Kiowa County was not the only place this was happening. The first case in this area was in Elbert County. There were also mutilations in Prowers and Cheyenne Counties and other counties further to the north. By the time they stopped roughly a year later, there were over 130 reported cases of cattle mutilation in Colorado with more than 25 of those happening in Kiowa County. “We…” Larry pauses for a moment. “Well, we got hit pretty hard down here. It got to where I didn’t even want to answer the phone.”
But during that time, there were other inexplicable events, as well, and they involved sightings of mysterious aircraft. Three events in particular stand out in Larry’s memory, even now, 40 years after they happened.
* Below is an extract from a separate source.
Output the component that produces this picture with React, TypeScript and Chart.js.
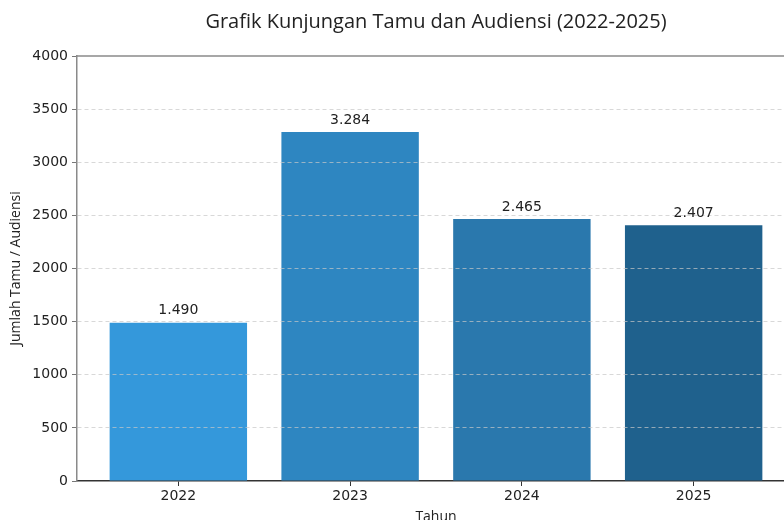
import React, { useEffect, useRef } from "react";
import { Chart, registerables } from "chart.js";

Chart.register(...registerables);

const TITLE = "Grafik Kunjungan Tamu dan Audiensi (2022-2025)";
const years = ["2022", "2023", "2024", "2025"];
const visits = [1490, 3284, 2465, 2407];
const barColors = ["#3498db", "#2e86c1", "#2a78ad", "#1f618d"];
const yTicks = [0, 500, 1000, 1500, 2000, 2500, 3000, 3500, 4000];

const W = 795;
const H = 525;

const fmt = (v: number) => String(v).replace(/\B(?=(\d{3})+(?!\d))/g, ".");

const NUM_FONT = "'DejaVu Sans', sans-serif";
const TXT_FONT = "'Open Sans', sans-serif";

export default function App() {
  const ref = useRef<HTMLCanvasElement | null>(null);

  useEffect(() => {
    if (!ref.current) return;
    const overlay = {
      id: "overlay",
      afterDraw(chart: any) {
        const { ctx, chartArea } = chart;
        ctx.save();
        ctx.strokeStyle = "#8a8a8a";
        ctx.lineWidth = 1.5;
        ctx.beginPath();
        ctx.moveTo(chartArea.left, chartArea.top);
        ctx.lineTo(chartArea.right, chartArea.top);
        ctx.stroke();
        ctx.fillStyle = "#222";
        ctx.font = `20px ${TXT_FONT}`;
        ctx.textAlign = "center";
        ctx.textBaseline = "middle";
        ctx.fillText(TITLE, (chartArea.left + chartArea.right) / 2, 22);
        const meta = chart.getDatasetMeta(0);
        ctx.font = `14px ${NUM_FONT}`;
        ctx.textBaseline = "bottom";
        meta.data.forEach((bar: any, i: number) => {
          ctx.fillText(fmt(visits[i]), bar.x, bar.y - 5);
        });
        ctx.restore();
      },
    };

    const chart = new Chart(ref.current, {
      type: "bar",
      data: {
        datasets: [
          {
            data: years.map((_, i) => ({ x: i, y: visits[i] })),
            backgroundColor: barColors,
            borderWidth: 0,
            categoryPercentage: 0.8,
            barPercentage: 1.0,
          },
        ],
      },
      options: {
        responsive: false,
        animation: false,
        devicePixelRatio: 1,
        layout: { padding: { top: 56, left: 0, right: 0, bottom: 0 } },
        plugins: {
          legend: { display: false },
          tooltip: { enabled: false },
          title: { display: false },
        },
        scales: {
          x: {
            type: "linear",
            min: -0.59,
            max: 3.59,
            offset: false,
            afterBuildTicks: (scale: any) => {
              scale.ticks = years.map((_, i) => ({ value: i }));
            },
            afterFit: (scale: any) => {
              scale.height = H - 481;
            },
            ticks: {
              callback: (v: any) => years[Math.round(Number(v))] ?? "",
              color: "#222",
              font: { family: NUM_FONT, size: 14 },
              padding: 2,
              maxRotation: 0,
              autoSkip: false,
            },
            grid: {
              offset: false,
              drawOnChartArea: false,
              drawTicks: true,
              tickLength: 5,
              tickColor: "#333",
            },
            border: { display: true, color: "#333", width: 1.5 },
            title: {
              display: true,
              text: "Tahun",
              color: "#222",
              font: { family: TXT_FONT, size: 14 },
              padding: { top: 0, bottom: 0 },
            },
          },
          y: {
            min: 0,
            max: 4000,
            afterBuildTicks: (scale: any) => {
              scale.ticks = yTicks.map((v) => ({ value: v }));
            },
            afterFit: (scale: any) => {
              scale.width = 77;
            },
            ticks: {
              callback: (v: any) => String(v),
              color: "#222",
              font: { family: NUM_FONT, size: 14 },
              padding: 4,
              z: 1,
            },
            grid: {
              z: 1,
              color: (c: any) =>
                c.tick && (c.tick.value === 0 || c.tick.value === 4000)
                  ? "rgba(0,0,0,0)"
                  : "rgba(200,200,200,0.7)",
              lineWidth: 1,
              drawTicks: true,
              tickLength: 5,
              tickColor: "#777",
              tickBorderDash: [],
            },
            border: { display: true, color: "#8a8a8a", width: 1.5, dash: [4, 3], z: 1 },
            title: {
              display: true,
              text: "Jumlah Tamu / Audiensi",
              color: "#222",
              font: { family: TXT_FONT, size: 14 },
              padding: { top: 8, bottom: 0 },
            },
          },
        },
      },
      plugins: [overlay],
    } as any);
    return () => chart.destroy();
  }, []);

  return (
    <div
      style={{
        position: "fixed",
        left: 0,
        top: 0,
        width: 784,
        height: 520,
        overflow: "hidden",
        background: "#fff",
      }}
    >
      <canvas ref={ref} width={W} height={H} style={{ width: W, height: H, display: "block" }} />
    </div>
  );
}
Larry and three other men were in his patrol car, parked some distance from Highway 287 north of town by Rush Creek. “I thought it had something to do with the creek up there…” he begins, as if the story is already telling itself in his mind. “But, well, something did come up out of that creek about midnight, and it’s something I still can’t explain to this day. So, me and three other guys was sitting in my sheriff’s car out there in the middle of nowhere, up here north in the middle of the pasture. And this…thing…it was kind of quiet out there, you know, and all of a sudden, this thing that was flying came up out of that creek and it lit up that place around there like it was daylight. A piece of land, about a quarter of a section—160 acres, you know, and I mean it did. It lit up that area just like it was daylight. It had a tremendous light. And, for just a minute, we could hear like a swish noise. It wasn’t like a helicopter. You know that swish-swish-swish noise helicopters make. It wasn’t like that—this was a lot shorter. Just that one real short whoosh kind of sound, and that was all. And then do you know that light just went out and it was gone. I mean, gone and out of sight. It wasn’t a helicopter. No helicopter could move like that.” He pauses again as if the memory has grabbed ahold of him and won’t let go. “The next morning, we found two dead cows. Yearlings. It so happens that all three of those guys that were with me are dead, so I’m the only one left that knows about what happened.”
He then recalls another night. “Me and the sheriff of Prowers County—George Martin, he’s dead now, too—but we was out here at the city water wells and there was a deal right on the hillside and across the creek. So, we sat there and watched it and it was just like it hovered there. It would be like a helicopter but it wasn’t. It was dark, and I don’t know what it was but when it raised up just a little bit—I’m talking instantly within the snap of your fingers—it was out of sight. That’s how fast it could move. So, I know that wasn’t a helicopter. You know what I mean? There was a lot of things…people got to where every time they’d see a falling star or something they’d be calling me, all times of the day or night for almost a year, I was going out looking here and looking there. It was kind of a bad deal, and I still don’t know what it was.”
The third event Larry remembers is perhaps the most mysterious of all. “One Sunday, I was just sitting down to dinner,” he begins, “and we didn’t have any radios over in the sheriff’s office. We just had a radio in the car and a sheriff’s phone in the house. And the dispatcher out of Lamar called me and said, ‘Go get in your car and switch your channel over to Limon radar. They want to talk to you’ So, I did. Well, they’d gotten ahold of both patrolmen, Wilbur and Gary Thomas. They both lived here in Eads. And they said there’s an object about a half mile east of Carval about a hundred feet off the ground, just hovering there. It’s been there about thirty minutes. And the deputy there in Carval went out to look at it but he couldn’t see anything. It was on radar, but he couldn’t se a thing. But anyway, we went west at about a hundred mile an hour and we got to Haswell because Haswell’s really high. Gary was on the east side of Haswell, Wilbur was right in Haswell, and I was on the west right on Cemetery Road. And pretty quick, that dispatcher in Limon said, ‘It’s raised up a little and is heading east, right toward Haswell.’ And I said, That’s right where we’re at. And within less than a minute, he said, ‘We got it on radar, and it’s right on top of Haswell.’ Now this is a bright, sunny day with not a cloud in the sky and none of us could hear anything or see anything. And probably within another two minutes, the radar said, ‘It’s moving southeast at a high rate of speed, and it’s now over the panhandle of Oklahoma and went off our radar.’ Now that’s moving pretty darn fast. And we never saw or heard anything. So, I don’t know if it was invisible or anything. I never knew. It was just a bad deal, and we were really glad when it stopped.”
The events continued like that until the end of 1976 when it stopped altogether.
For the vast majority of that time, Larry Watts was the only law enforcement in Kiowa County and worked, by himself through all of that. “I didn’t like that, but I didn’t have any choice. That’s just how it was.”